### EXTRACTED RECORDS
= = =
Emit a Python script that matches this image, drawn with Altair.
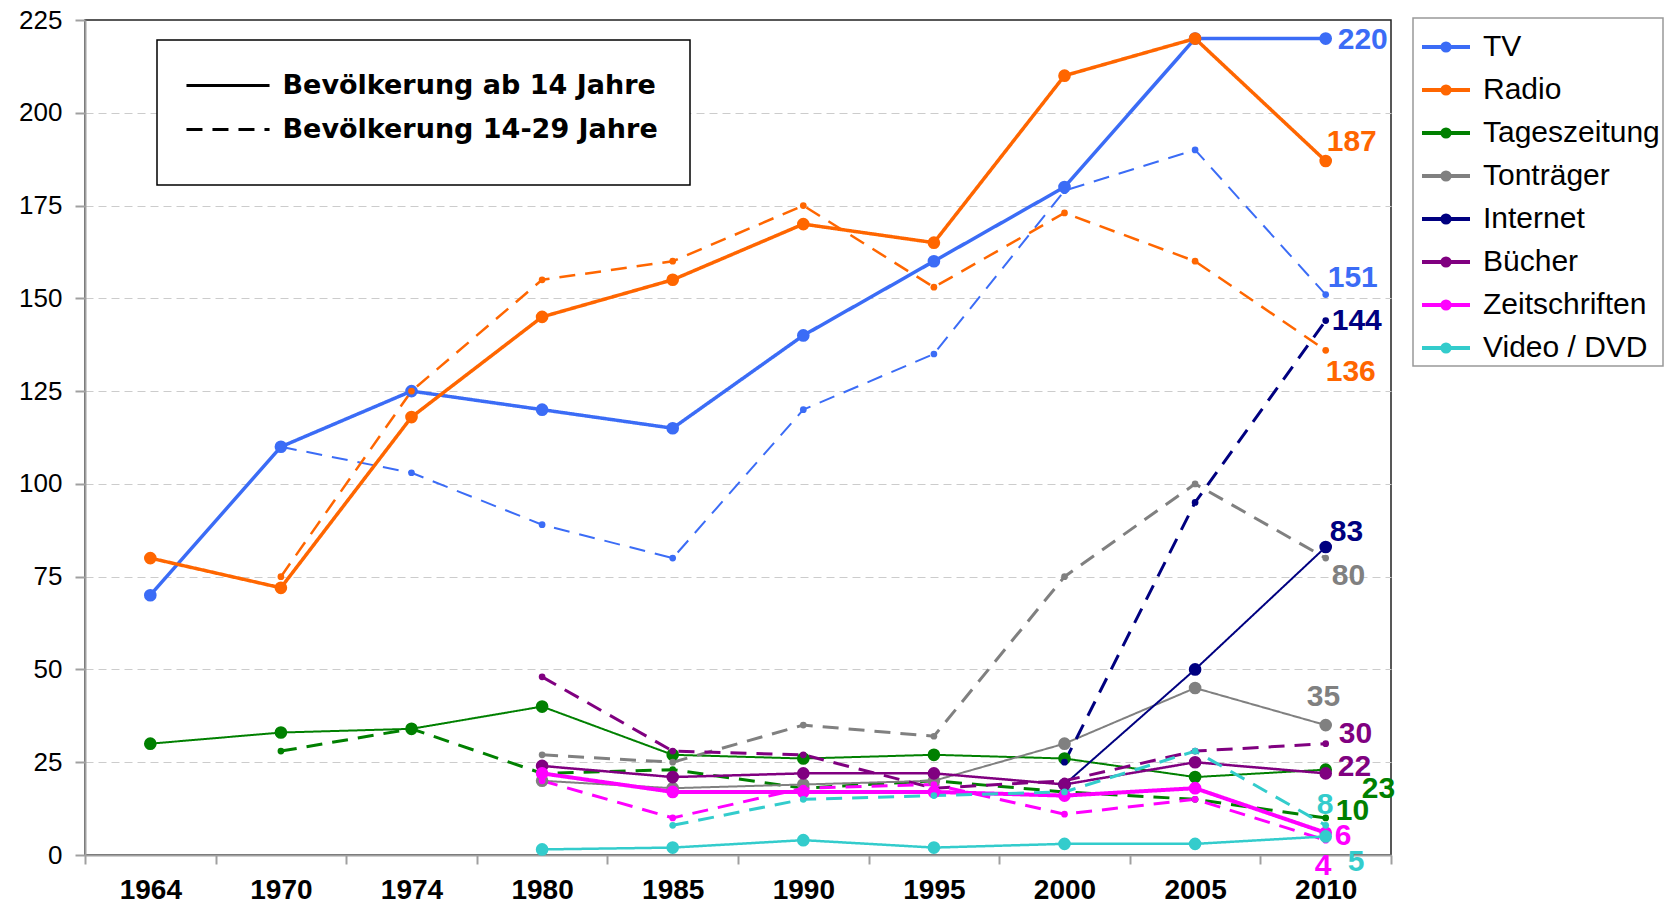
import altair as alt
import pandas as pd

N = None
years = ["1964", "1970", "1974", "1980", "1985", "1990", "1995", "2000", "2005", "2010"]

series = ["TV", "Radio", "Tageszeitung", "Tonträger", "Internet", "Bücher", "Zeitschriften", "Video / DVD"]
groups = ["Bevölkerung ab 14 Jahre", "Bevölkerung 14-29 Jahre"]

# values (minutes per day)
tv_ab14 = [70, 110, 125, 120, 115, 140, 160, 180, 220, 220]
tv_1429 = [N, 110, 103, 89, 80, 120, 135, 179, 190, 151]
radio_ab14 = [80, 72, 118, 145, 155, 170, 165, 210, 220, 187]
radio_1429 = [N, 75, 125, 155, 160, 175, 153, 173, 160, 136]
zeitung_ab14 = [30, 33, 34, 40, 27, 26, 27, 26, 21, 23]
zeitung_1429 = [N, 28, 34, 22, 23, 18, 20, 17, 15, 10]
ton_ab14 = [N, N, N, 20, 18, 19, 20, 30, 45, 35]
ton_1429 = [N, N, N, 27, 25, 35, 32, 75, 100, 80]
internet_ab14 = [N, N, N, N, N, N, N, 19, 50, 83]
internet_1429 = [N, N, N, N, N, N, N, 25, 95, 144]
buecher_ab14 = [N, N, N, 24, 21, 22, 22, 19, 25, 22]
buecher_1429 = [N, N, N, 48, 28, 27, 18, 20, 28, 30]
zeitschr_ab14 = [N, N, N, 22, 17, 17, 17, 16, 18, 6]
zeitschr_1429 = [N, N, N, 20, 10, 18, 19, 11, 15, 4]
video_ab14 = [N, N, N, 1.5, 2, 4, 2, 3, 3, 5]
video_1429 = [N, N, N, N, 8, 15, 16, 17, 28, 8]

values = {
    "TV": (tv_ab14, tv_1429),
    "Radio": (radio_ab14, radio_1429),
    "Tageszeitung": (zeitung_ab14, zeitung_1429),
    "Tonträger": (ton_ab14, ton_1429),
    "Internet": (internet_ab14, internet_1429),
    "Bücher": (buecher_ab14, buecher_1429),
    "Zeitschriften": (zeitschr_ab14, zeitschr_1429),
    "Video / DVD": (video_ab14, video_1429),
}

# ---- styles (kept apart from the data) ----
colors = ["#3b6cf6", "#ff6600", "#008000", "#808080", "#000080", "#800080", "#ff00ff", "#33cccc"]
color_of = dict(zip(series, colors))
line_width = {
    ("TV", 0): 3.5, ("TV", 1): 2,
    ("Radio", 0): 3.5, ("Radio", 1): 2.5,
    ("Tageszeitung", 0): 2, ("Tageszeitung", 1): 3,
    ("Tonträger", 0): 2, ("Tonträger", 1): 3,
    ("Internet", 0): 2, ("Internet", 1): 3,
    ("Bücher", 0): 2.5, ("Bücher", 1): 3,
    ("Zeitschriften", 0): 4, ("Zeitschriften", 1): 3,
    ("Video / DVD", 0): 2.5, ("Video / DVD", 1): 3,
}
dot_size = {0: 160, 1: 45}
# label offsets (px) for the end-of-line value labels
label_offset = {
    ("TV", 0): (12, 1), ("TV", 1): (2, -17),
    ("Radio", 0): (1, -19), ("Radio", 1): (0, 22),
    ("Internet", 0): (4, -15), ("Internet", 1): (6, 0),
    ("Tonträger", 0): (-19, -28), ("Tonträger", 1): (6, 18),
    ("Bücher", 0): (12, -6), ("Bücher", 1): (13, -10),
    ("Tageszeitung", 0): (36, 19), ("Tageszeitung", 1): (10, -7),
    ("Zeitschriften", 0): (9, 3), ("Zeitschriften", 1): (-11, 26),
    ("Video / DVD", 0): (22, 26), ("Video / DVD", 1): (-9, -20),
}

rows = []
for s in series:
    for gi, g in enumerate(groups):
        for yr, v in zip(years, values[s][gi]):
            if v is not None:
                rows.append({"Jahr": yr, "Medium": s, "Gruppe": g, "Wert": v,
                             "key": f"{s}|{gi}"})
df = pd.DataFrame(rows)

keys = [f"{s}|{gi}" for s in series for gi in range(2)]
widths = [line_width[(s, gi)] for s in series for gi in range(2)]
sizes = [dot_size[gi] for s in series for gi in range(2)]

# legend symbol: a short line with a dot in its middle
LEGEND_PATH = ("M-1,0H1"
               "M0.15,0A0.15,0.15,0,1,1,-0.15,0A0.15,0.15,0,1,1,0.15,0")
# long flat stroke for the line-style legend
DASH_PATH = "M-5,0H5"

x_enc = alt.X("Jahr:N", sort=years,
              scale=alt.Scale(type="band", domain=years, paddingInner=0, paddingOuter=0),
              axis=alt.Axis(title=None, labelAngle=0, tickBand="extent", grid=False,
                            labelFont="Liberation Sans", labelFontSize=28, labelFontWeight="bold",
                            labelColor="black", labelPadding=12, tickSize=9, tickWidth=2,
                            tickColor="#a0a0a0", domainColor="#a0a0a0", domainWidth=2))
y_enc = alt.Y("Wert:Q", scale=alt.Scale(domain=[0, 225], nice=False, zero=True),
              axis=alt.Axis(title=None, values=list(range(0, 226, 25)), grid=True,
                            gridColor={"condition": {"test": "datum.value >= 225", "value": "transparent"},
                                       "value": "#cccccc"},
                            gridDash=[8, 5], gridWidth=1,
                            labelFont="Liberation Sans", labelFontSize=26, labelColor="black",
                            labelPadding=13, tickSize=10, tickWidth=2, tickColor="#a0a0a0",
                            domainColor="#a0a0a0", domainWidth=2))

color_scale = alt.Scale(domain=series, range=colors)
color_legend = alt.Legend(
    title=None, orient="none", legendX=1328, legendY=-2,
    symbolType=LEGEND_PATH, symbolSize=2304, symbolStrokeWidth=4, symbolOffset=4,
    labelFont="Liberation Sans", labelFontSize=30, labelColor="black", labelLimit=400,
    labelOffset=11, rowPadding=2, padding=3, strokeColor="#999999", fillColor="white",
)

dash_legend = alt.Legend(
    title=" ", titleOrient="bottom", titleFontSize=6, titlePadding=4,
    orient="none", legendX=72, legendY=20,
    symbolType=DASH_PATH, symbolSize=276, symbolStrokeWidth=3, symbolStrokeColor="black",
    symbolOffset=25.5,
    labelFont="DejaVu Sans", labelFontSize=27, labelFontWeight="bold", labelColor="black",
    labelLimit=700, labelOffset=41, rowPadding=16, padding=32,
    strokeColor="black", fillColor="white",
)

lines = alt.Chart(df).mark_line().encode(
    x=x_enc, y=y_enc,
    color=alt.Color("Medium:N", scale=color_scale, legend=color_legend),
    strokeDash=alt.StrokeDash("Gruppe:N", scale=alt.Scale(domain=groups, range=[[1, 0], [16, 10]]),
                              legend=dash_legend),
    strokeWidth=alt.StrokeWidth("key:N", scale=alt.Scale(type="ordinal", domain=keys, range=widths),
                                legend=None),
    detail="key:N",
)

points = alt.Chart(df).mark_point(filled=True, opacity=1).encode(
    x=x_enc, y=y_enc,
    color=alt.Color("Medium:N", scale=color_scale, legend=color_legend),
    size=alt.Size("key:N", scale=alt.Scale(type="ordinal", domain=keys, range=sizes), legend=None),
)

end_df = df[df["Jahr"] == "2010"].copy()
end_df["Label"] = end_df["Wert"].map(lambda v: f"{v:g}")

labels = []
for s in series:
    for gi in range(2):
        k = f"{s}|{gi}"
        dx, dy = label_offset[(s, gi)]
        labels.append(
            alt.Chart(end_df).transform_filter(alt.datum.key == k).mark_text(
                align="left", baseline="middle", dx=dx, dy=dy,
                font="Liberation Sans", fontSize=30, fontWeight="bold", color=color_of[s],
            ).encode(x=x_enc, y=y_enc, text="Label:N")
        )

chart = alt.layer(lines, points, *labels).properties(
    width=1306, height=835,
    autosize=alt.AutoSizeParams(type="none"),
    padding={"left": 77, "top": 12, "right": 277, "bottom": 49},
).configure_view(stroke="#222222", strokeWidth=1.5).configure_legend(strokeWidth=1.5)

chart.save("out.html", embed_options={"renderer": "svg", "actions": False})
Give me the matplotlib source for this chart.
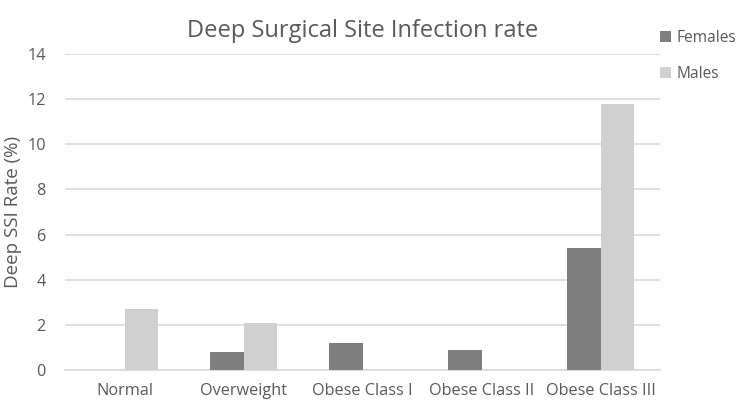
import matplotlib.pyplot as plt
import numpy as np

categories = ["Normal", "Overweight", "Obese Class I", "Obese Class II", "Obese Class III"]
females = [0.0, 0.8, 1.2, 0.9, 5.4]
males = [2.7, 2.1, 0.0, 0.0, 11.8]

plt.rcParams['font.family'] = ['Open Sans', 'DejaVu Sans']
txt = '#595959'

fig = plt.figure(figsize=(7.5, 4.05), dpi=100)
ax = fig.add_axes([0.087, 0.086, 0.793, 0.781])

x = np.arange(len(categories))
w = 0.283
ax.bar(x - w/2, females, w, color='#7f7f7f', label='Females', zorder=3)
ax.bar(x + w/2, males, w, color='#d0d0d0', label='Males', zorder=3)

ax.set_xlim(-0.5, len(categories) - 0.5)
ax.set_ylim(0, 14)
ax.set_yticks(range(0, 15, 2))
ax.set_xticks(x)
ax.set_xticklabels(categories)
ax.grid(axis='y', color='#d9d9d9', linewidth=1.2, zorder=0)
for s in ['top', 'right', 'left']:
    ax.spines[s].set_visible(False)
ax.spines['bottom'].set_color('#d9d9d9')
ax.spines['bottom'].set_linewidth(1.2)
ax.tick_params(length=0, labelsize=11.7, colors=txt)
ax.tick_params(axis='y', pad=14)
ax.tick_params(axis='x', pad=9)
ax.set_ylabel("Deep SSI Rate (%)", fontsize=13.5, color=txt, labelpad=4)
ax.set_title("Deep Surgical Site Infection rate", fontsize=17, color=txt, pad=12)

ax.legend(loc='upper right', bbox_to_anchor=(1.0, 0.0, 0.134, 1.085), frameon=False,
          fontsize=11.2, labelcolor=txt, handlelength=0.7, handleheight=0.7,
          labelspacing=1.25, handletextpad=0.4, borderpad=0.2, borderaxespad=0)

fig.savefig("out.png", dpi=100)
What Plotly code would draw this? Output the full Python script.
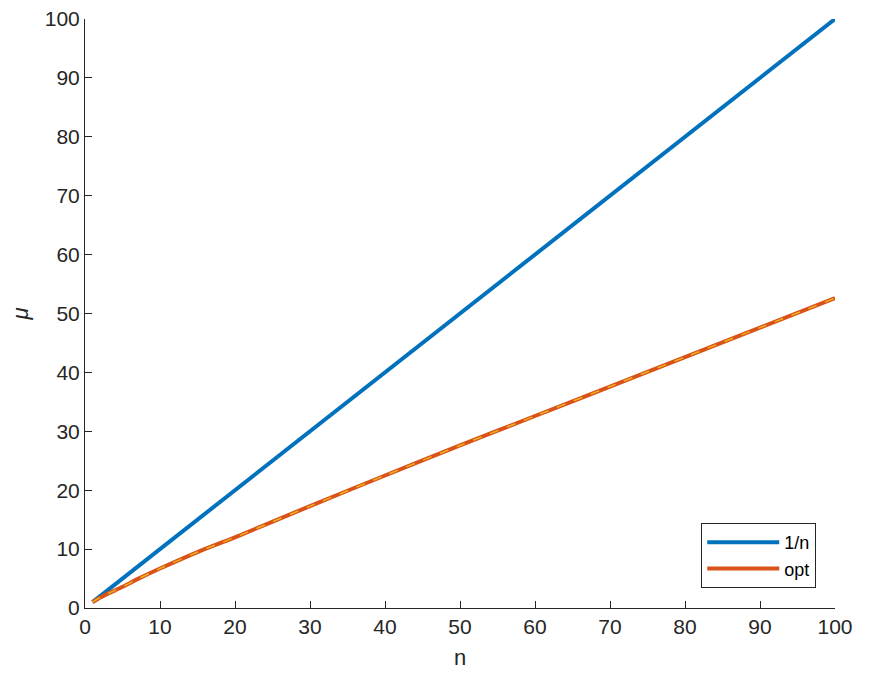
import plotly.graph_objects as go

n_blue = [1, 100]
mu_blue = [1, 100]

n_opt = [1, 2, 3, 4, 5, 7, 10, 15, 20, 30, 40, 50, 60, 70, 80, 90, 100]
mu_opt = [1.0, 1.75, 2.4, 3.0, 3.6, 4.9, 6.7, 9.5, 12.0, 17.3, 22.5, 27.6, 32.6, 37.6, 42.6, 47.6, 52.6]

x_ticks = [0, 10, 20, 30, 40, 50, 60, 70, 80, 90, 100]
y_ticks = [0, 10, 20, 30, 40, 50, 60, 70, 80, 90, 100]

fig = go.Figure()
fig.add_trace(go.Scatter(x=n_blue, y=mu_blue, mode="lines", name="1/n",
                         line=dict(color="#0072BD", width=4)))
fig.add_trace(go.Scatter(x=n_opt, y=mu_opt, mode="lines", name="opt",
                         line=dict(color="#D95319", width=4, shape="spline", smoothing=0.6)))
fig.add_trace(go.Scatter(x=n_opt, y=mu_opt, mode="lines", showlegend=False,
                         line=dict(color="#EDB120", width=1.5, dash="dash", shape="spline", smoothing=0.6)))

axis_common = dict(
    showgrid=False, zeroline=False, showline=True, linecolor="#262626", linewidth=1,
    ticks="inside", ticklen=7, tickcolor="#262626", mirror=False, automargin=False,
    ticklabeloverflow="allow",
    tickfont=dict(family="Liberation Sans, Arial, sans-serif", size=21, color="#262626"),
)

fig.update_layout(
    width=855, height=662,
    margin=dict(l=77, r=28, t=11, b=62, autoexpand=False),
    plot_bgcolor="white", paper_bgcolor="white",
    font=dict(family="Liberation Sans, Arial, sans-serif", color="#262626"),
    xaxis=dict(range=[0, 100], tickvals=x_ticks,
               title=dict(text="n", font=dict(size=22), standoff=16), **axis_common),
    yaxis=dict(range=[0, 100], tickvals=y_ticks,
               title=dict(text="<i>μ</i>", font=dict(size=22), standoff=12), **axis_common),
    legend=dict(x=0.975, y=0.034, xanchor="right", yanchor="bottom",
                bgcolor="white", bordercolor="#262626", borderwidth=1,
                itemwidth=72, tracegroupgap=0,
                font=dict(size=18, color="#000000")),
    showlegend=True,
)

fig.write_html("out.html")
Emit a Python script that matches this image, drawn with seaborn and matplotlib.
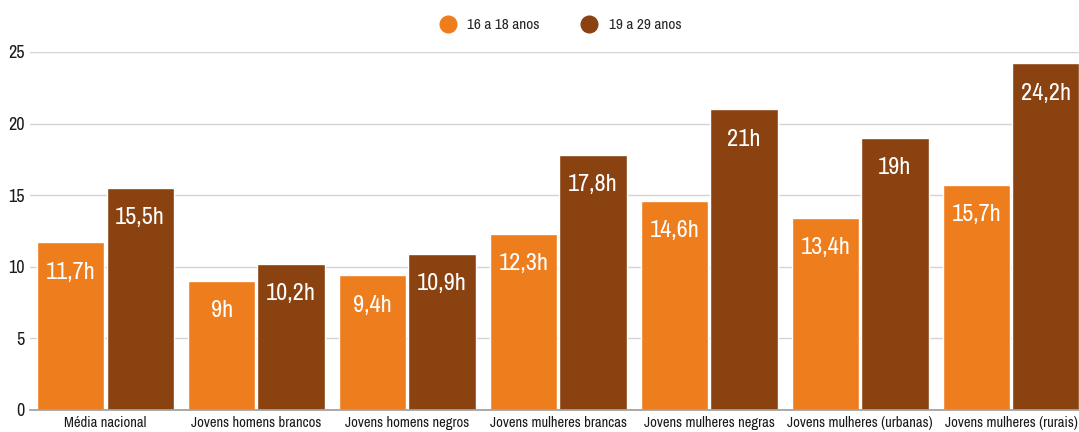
= = =
### PROMPT
Look above for the line with "What Plotly code" and copy exactly from it through the line with "42.6, 47.6, 52.6]", both included. Omit the pictures.

### ANSWER TO THE EXERCISE
What Plotly code would draw this? Output the full Python script.
import plotly.graph_objects as go

n_blue = [1, 100]
mu_blue = [1, 100]

n_opt = [1, 2, 3, 4, 5, 7, 10, 15, 20, 30, 40, 50, 60, 70, 80, 90, 100]
mu_opt = [1.0, 1.75, 2.4, 3.0, 3.6, 4.9, 6.7, 9.5, 12.0, 17.3, 22.5, 27.6, 32.6, 37.6, 42.6, 47.6, 52.6]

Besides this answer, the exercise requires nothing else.